Step 1 – Isolate the cause of interference as internal or external to the building
This part was pretty easy. There is a company called Metageek that sells a great little device called a Wi-Spy (it presents itself to Windows as a HID device so there is no mucking around with special drivers and other nonsense) and a companion piece of software called Chanalyzer. Chanalyzer and the Wi-Spy together allow you to see peak and average utilisation of the entire 2.4 ghz spectrum (there’s a version you can buy now that does 5 ghz). You can simultaneously use your lappy’s onboard WLAN NIC to grab a list of SSIDs with the corresponding channels and signal strength information and then overlay that over the actual RF activity on the network.
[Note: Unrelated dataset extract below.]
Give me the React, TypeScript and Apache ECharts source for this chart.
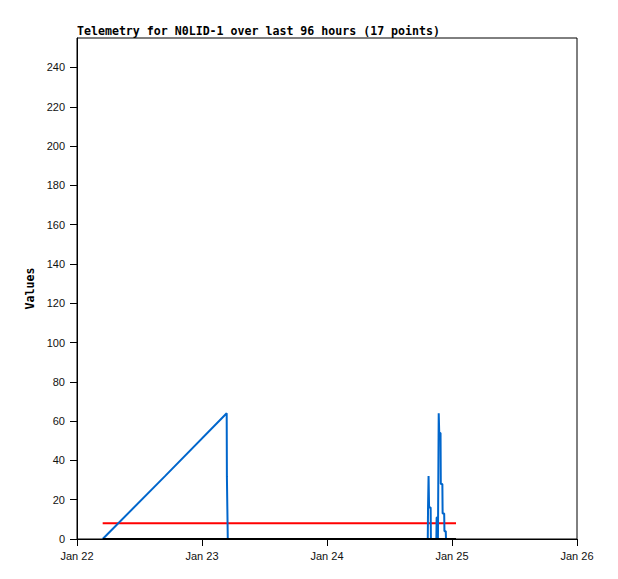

There are two useful views here. The Spectral View (aka waterfall) shows a time series utilisation graph of the RF spectrum. You can adjust the sampling period and play back different periods. The other useful view is the topographic view that shows the signature of the RF utilisation pattern overlaid with the SSIDs found using the WLAN NIC in your laptop.
As I mentioned above, it was amply clear that the interference was inside the building because the WCS console was saying as much, but we really needed a smoking gun. This was too easy to produce (by sheer brute force):
- Run up wi-spy, and grab a sample of what the spectrum is doing;
- Shut down the entire wireless system in the venue;
- Repeat step one and compare.
Step 1 showed a lot of RF utilisation. Step 3 showed nearly none. Case closed: The interference was the wireless system in the building. Now we just had to work out why!
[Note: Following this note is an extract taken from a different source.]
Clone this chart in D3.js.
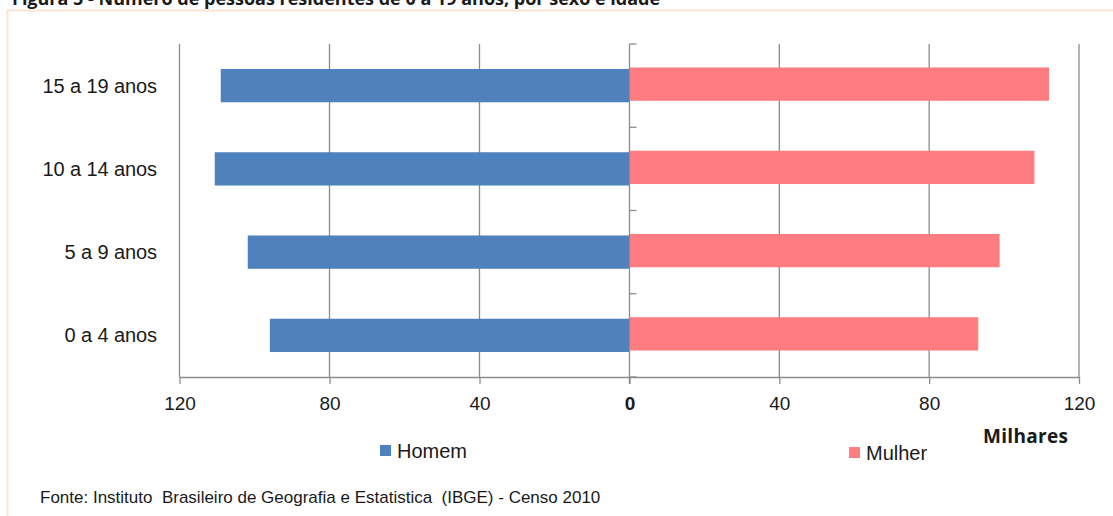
<!DOCTYPE html>
<html>
<head>
<meta charset="utf-8">
<script src="https://cdn.jsdelivr.net/npm/d3@7"></script>
<style>
  html, body { margin: 0; padding: 0; background: #ffffff; }
  svg { display: block; }
  text { font-family: "Liberation Sans", Arial, sans-serif; fill: #1a1a1a; }
</style>
</head>
<body>
<svg id="chart" width="1113" height="516"></svg>
<script>
// Population by age group (thousands), IBGE Census 2010
const ageGroups = ["15 a 19 anos", "10 a 14 anos", "5 a 9 anos", "0 a 4 anos"];
const homem = [109.0, 110.6, 101.8, 95.9];
const mulher = [112.0, 108.1, 98.8, 93.1];
const tickValues = [0, 40, 80, 120];
const seriesNames = ["Homem", "Mulher"];
const colors = { Homem: "#4f81bd", Mulher: "#ff7c80" };

const svg = d3.select("#chart");

// Frame around the figure
svg.append("path")
  .attr("d", "M7.5,530 L7.5,10.5 L1120,10.5")
  .attr("fill", "none")
  .attr("stroke", "#fbe4d5")
  .attr("stroke-width", 2);

// Figure caption (runs off the top edge of the page)
svg.append("text")
  .attr("x", 12).attr("y", 4.5)
  .style("font-family", "'Open Sans', sans-serif")
  .style("font-weight", "bold")
  .style("font-size", "18px")
  .text("Figura 5 - Número de pessoas residentes de 0 a 19 anos, por sexo e idade");

const plotTop = 44, plotBottom = 377, x0 = 629.5, xL = 179.5, xR = 1079;

const xMale = d3.scaleLinear().domain([0, 120]).range([x0, xL]);
const xFemale = d3.scaleLinear().domain([0, 120]).range([x0, xR]);
const y = d3.scaleBand().domain(ageGroups).range([plotTop, plotBottom])
  .paddingInner(0.6).paddingOuter(0.3);

const gridColor = "#8c8c8c";

// Vertical gridlines
const gridVals = [];
tickValues.filter(v => v > 0).forEach(v => { gridVals.push(xMale(v)); gridVals.push(xFemale(v)); });
svg.append("g").selectAll("line").data(gridVals).join("line")
  .attr("x1", d => d).attr("x2", d => d)
  .attr("y1", plotTop).attr("y2", plotBottom)
  .attr("stroke", gridColor).attr("stroke-width", 1.3);

// Bars
const rows = ageGroups.map((g, i) => ({ g, h: homem[i], m: mulher[i] }));
svg.append("g").selectAll("rect").data(rows).join("rect")
  .attr("x", d => xMale(d.h))
  .attr("y", d => y(d.g))
  .attr("width", d => xMale(0) - xMale(d.h))
  .attr("height", y.bandwidth())
  .attr("fill", colors.Homem);
svg.append("g").selectAll("rect").data(rows).join("rect")
  .attr("x", xFemale(0))
  .attr("y", d => y(d.g) - 1.5)
  .attr("width", d => xFemale(d.m) - xFemale(0))
  .attr("height", y.bandwidth())
  .attr("fill", colors.Mulher);

// Bottom axes (left half reversed, right half)
function styleAxis(g) {
  g.select(".domain").attr("stroke", gridColor).attr("stroke-width", 1.3);
  g.selectAll(".tick line").attr("stroke", gridColor).attr("stroke-width", 1.3);
  g.selectAll(".tick text")
    .style("font-family", "'Liberation Sans', Arial, sans-serif")
    .style("font-size", "19px")
    .attr("fill", "#1a1a1a")
    .attr("dy", "0.95em");
}
const axMale = svg.append("g").attr("transform", `translate(0,${plotBottom})`)
  .call(d3.axisBottom(xMale).tickValues(tickValues).tickSize(7).tickPadding(8).tickSizeOuter(0))
  .call(styleAxis);
axMale.selectAll(".tick text").filter(d => d === 0).style("font-weight", "bold");
svg.append("g").attr("transform", `translate(0,${plotBottom})`)
  .call(d3.axisBottom(xFemale).tickValues(tickValues.filter(v => v > 0)).tickSize(7).tickPadding(8).tickSizeOuter(0))
  .call(styleAxis);

// Zero axis with category separators
svg.append("line")
  .attr("x1", x0).attr("x2", x0).attr("y1", plotTop).attr("y2", plotBottom + 7)
  .attr("stroke", gridColor).attr("stroke-width", 1.3);
const seps = d3.range(ageGroups.length + 1).map(i => plotTop + i * y.step());
svg.append("g").selectAll("line").data(seps).join("line")
  .attr("x1", x0).attr("x2", x0 + 7)
  .attr("y1", d => d).attr("y2", d => d)
  .attr("stroke", gridColor).attr("stroke-width", 1.3);

// Category labels
svg.append("g").selectAll("text").data(ageGroups).join("text")
  .attr("x", 157)
  .attr("y", d => y(d) + y.bandwidth() / 2)
  .attr("dy", "0.35em")
  .attr("text-anchor", "end")
  .style("font-size", "20px")
  .style("letter-spacing", "-0.1px")
  .text(d => d);

// Unit label
svg.append("text")
  .attr("x", 983).attr("y", 443)
  .style("font-family", "'Open Sans', sans-serif")
  .style("font-weight", "bold")
  .style("font-size", "19px")
  .style("letter-spacing", "0.3px")
  .text("Milhares");

// Legend
const legendPos = [{ x: 380, y: 445 }, { x: 849, y: 447 }];
seriesNames.forEach((name, i) => {
  const p = legendPos[i];
  svg.append("rect").attr("x", p.x).attr("y", p.y).attr("width", 11).attr("height", 11)
    .attr("fill", colors[name]);
  svg.append("text").attr("x", p.x + 17).attr("y", p.y + 13)
    .style("font-size", "20px")
    .text(name);
});

// Source note
svg.append("text")
  .attr("x", 40).attr("y", 503)
  .attr("xml:space", "preserve")
  .style("font-size", "17px")
  .text("Fonte: Instituto  Brasileiro de Geografia e Estatistica  (IBGE) - Censo 2010");
</script>
</body>
</html>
Step 2 – What is the RF interference exactly?
After two months and a number of Cisco TAC cases the utilisation figures at the venue were still unacceptably high. We had not received a decent explanation from the parties involved as to the true root cause (well, not one that would satisfy me anyway) so I chose to employ brute force again. 🙂
Brute force this time came in the form of an embedded wireless platform that allowed us raw and unfettered access to the underlying WLAN NIC to do some packet captures of the RF-side of the wireless interface. We needed to use this specialised platform to capture packets due to limitations within the Windows kernel in which 802.11 traffic is presented to applications as 802.3 (Ethernet) traffic as it moves up the driver stack. Therefore, under Windows, it is not possible to capture raw management frames unless you use devices that use a proprietary raw miniport driver that bypasses most of Window’s normal networking. These drivers are never certified.
The embedded device we used is normally stuck on mining vehicles with neodymium magnets (David Eagles from iVolve brought it in a nice green Coles friends-of-the-Earth recycled shopping bag and told everyone not to put your laptop near it unless you wanted a blank hard drive).
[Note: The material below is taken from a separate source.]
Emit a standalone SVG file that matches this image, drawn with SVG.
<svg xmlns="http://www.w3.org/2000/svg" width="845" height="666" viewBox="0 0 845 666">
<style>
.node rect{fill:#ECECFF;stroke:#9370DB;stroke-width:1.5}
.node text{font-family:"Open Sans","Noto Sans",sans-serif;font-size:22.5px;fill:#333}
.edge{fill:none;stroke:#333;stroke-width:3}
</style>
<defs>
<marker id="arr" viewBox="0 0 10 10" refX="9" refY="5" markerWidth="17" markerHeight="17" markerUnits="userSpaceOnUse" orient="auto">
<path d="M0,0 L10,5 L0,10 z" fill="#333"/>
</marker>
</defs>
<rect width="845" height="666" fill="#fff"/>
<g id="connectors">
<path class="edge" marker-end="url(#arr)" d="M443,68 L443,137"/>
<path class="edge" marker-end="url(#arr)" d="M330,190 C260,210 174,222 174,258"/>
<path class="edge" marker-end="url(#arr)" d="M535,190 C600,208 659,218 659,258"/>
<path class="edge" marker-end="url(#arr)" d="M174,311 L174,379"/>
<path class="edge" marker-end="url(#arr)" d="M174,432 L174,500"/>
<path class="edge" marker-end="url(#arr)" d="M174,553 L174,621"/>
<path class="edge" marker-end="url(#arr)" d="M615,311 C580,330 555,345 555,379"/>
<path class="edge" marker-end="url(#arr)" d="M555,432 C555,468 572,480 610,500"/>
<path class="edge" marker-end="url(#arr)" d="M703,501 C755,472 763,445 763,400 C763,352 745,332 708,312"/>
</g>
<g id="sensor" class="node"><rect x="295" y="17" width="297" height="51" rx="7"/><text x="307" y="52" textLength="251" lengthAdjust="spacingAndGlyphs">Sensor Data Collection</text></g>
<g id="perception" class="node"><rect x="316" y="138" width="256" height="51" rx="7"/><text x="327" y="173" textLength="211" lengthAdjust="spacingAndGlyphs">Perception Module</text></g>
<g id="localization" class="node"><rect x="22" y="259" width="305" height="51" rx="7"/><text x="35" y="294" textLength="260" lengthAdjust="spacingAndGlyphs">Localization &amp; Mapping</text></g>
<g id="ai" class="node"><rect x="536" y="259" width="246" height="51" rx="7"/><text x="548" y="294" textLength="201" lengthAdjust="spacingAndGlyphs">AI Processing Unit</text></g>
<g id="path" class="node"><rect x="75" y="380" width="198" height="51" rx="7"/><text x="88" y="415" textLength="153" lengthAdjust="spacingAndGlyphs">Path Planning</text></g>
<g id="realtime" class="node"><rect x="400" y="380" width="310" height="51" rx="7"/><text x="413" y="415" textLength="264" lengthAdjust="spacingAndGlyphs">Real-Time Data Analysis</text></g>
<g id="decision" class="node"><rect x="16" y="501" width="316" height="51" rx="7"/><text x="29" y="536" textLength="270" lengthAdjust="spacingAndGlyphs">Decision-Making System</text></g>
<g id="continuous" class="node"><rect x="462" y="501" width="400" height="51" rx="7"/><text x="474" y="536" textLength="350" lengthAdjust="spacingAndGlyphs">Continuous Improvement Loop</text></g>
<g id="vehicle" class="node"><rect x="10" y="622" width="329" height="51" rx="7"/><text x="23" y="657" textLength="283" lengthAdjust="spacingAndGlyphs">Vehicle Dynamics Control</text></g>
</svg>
We were pretty much the only users of the WLAN in the North-West of the centre. We ran a packet capture on the RF to see what on Earth was going on and fed the raw file to Wireshark. The results were very revealing:
- We ran the packet capture for 185 seconds
- 39193 frames were captured (remember no one is using the network at this point!)
- 38,088 frames were 802.11 beacons … !
- Only 1105 frames were not 802.11 beacons … !!
Further from this you can work out:
- There were approximately 220 beacons per second with a size of 258 bytes each.
At this point we knew we were onto something … but why so much traffic?
Step 3 – Analyse the logs
Beacon frames are sent as a normal part of 802.11 management traffic. Normally an access point will send (about) 10 frames per second to advertise their SSID and various information about the capabilities offered. That would account for but a small fraction of the traffic above. We were only pulling traffic from channel 6 in this case so there could not possibly be sufficient access points to generate that much traffic.
Remember we’re looking at 220 beacons per second. A single access point should only generate 10.
The Wireshark traces showed that GCCEC has 5 SSIDs being advertised for use (their public one, internal, one for Telstra and some other stuff). Each of these were being advertised in its own beacon packet. This is helpful as it shows us now to expect 5x the number of beacons per access point and importantly we’re now in the realm of feasibly accounting for the quantity of beacon packets being seen in our packet captures (i.e. our packet capture device would easily see 4-5 access points on channel 6).
This answers part of the problem as to why there was so many frames from an ‘unused’ wireless network. Now we just needed to answer the original question we came on site for – why so much RF utilisation?
Step 4 – Punch some numbers into a calculator
To understand the nature of the problem we need to understand a bit about data rates and 802.11 networking. There are a number of bit rates defined for 802.11 networking and clients will choose a bit rate based on signal strength, configuration of the base station, and other things.
The important thing to note here is that all management traffic is sent at the lowest bit rate supported by the base station. In this case that would be … 1 mbps.
A 1 mbps bit rate gives you typical data throughput speeds of 500 kbps.
Let’s go back to those figures again:
- 220 beacon frames per second;
- 258 bytes each;
- multiplies out to 454,080 bits per second;
- Typical throughput for 802.11b at 1 mbps is about half-a-megabit … which would be about 500,000 bits per second.
We now can account for 80-90% RF utilisation figures based on beacon frames alone. All of these marry up more or less and so now we understand the problem.
Recommendation for tech•ed
There are a few very logical outcomes from this exercise that provide ‘easy wins’.
- We will turn off all advertised BSSIDs except for MicrosoftEvent;
- We will get GCCEC to make their corporate network’s WLAN access require a probe request so it is not causing another SSID to be advertised;
- We will disable 802.11b at the event (sorry to all of you with an iMate Jamin, but it might be time for an upgrade! :));
- We will up the basic rate to 18 mbps. This alone will ensure that management traffic will take up 1/18th of the RF spectrum that it was before.
Hooray! Beers all around at Q1 … not quite
In a case of “solve one problem, find another” we unfortunately did uncover a fair few more issues while conducting the work above over a full day on-site. The main outstanding issue that we have now is that we noticed that some of the radio interfaces in particular access points perform very poorly (3 mbps typical throughput even on 802.11n). This is now our critical concern with the wireless at GCCEC and we will be scheduling another visit onsite as soon as possible to get to the bottom of these problematic radio interfaces to work out what the issue is. At this stage it looks like a real puzzler because we did some quick tests in the waning hours of our time on site and we received excellent performance from other radios of the same access point, and excellent performance from the edge switchports that service the access points.
We like a good mystery and hopefully solving this next one won’t bring up more problems so we can have those beers at Q1. 🙂